To explore the association between vitamin K and risk for non-Hodgkin’s lymphoma, a research team led by James Cerhan, MD, PhD, a cancer epidemiologist, recruited 603 patients with newly diagnosed non-Hodgkin lymphomas and 1,007 matched cancer-free individuals. Participants in each group completed food questionnaires about their usual intake of more than 120 food items 2 years prior to their diagnosis or enrollment into the study. Vitamin K intake was estimated from data collected on use of a variety of supplements.
Researchers reported that the risk of developing non-Hodgkin’s lymphoma was approximately 45% lower for participants who had vitamin K intakes in the top quartile compared to participants who had intakes in the bottom quartiles. Even after accounting for age, sex, education, obesity, smoking, alcohol use, and intake of foods with high amounts of antioxidants, the association between vitamin K and non-Hodgkin’s lymphoma risk remained.

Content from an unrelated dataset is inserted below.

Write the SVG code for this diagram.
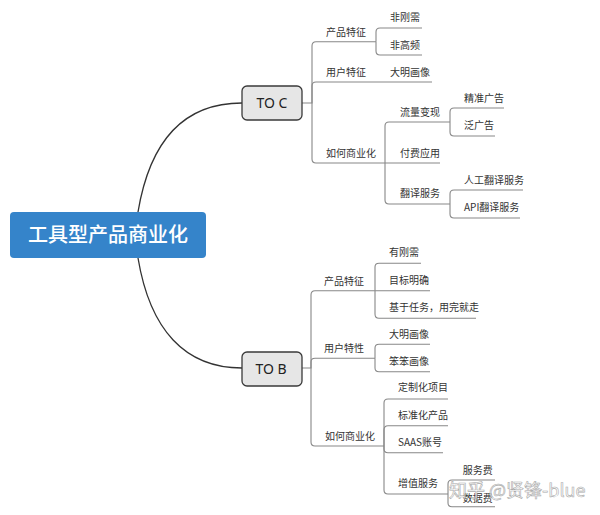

However, the study revealed that while the use of vitamin K supplements did protect against non-Hodgkin’s lymphoma, the association reached a point where the highest intake offered no reduction in risk. “The significant of this finding is unclear,” Dr. Cerhan explained, “but suggests that taking high doses of supplements is unlikely to be helpful.”
“Whether the protective effect we observed is due to vitamin K intake, or some other dietary or lifestyle exposure, cannot be definitely assessed in this study,” said Dr. Cerhan. “But these findings add to a lot of other data that support a diet that included plenty of green leafy vegetables in order to prevent many cancers as well as other diseases.”
The findings were presented at the Annual Meeting of the American Association for Cancer Research.